When we talk about a large number or amount in a specific way we use many of/ much of. We use many of before determiners, plural nouns and plural pronouns. We use much of before determiners, uncountable nouns or singular pronouns.

a) Many of their customers have complained.

b) Many of them have started going to other shops.

c) How much of your time is devoted to research? Not much of it/

2)  We use much of with singular countable nouns for places when we mean a large part of.

a) I can spend much of the day asleep.

b) It will be a dry sunny day over much of Britain.

3) We can use many after determiners.

a) I’m just one of her many admires.

b) He explained the many rules and regulations they had.

4) We can use many before a/an in formal situations.

a) He had spent many an uncountable night in cheap hotel.

Most and more

1) We can use more of and most of before determiners

a) I’ve already eaten more of the cake than I should.

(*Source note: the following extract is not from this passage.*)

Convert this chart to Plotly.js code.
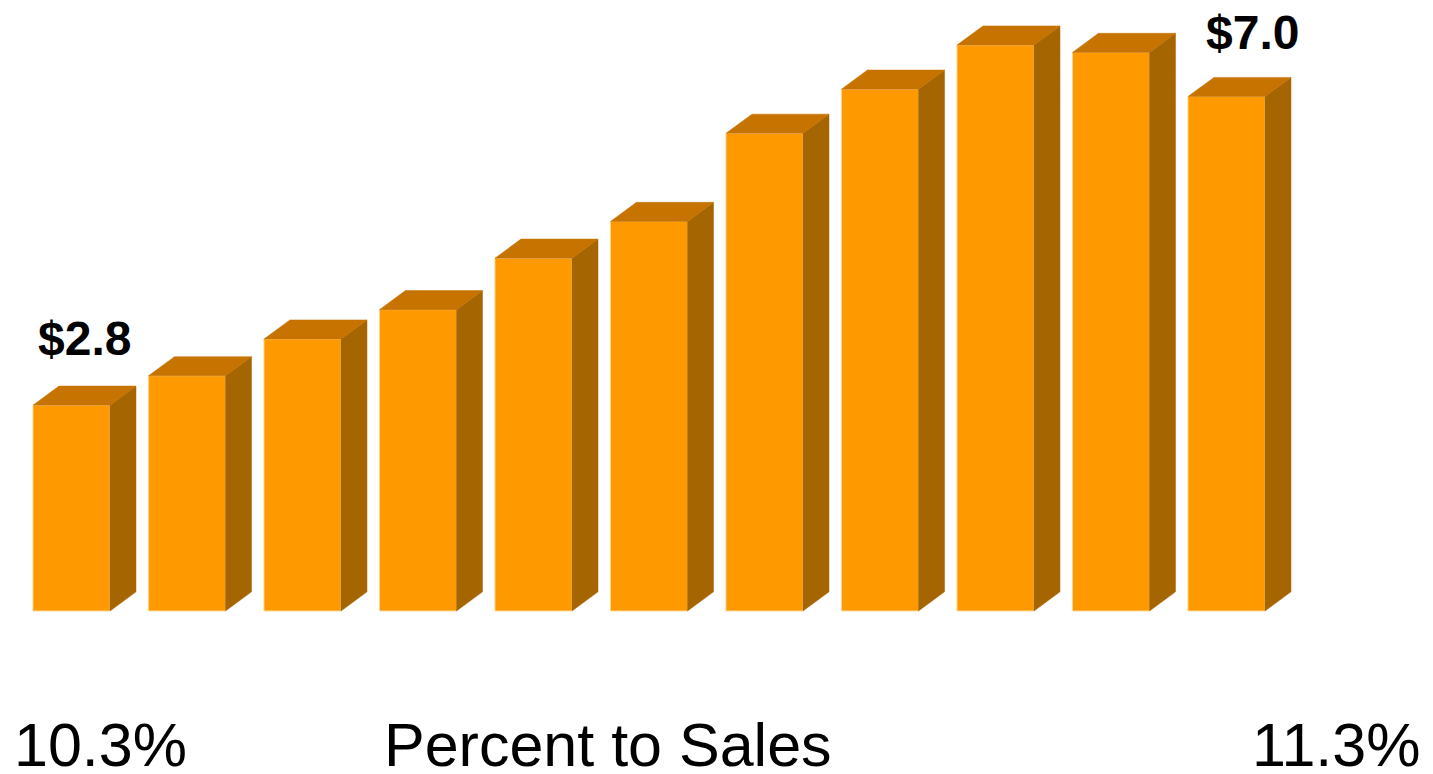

b) Most of those bananas were rotten.

2) We can use more of and most of before pronouns

a) I really liked it, but I can’t eat any more of it.

b) I had to throw most of them away.

3) We can use more of and most of before proper nouns.

a) I hope to see more of Spain during my next trip.

b) Most of Venice is under water.

 (a) Few and (a) Little

1)  We use not many, and not very much to emphasize a negative view of the quantity.

a) They don’t have many possessions.

b) They don’t have much hope.

2) We use the fewest and the least when we talk about the smallest number or amount.

a) Ali made the fewest mistakes.

b) Nick has the fewest worries.

c) You complain that you make the least money here, but that’s because you do the least work.

Fractions and Percentages

1) Fractions and Percentages with singular or uncountable nouns have singular verbs. With plural nouns they have plural verbs.

a) Two-thirds of the report is written.

b) About twenty percent of the students are Asian.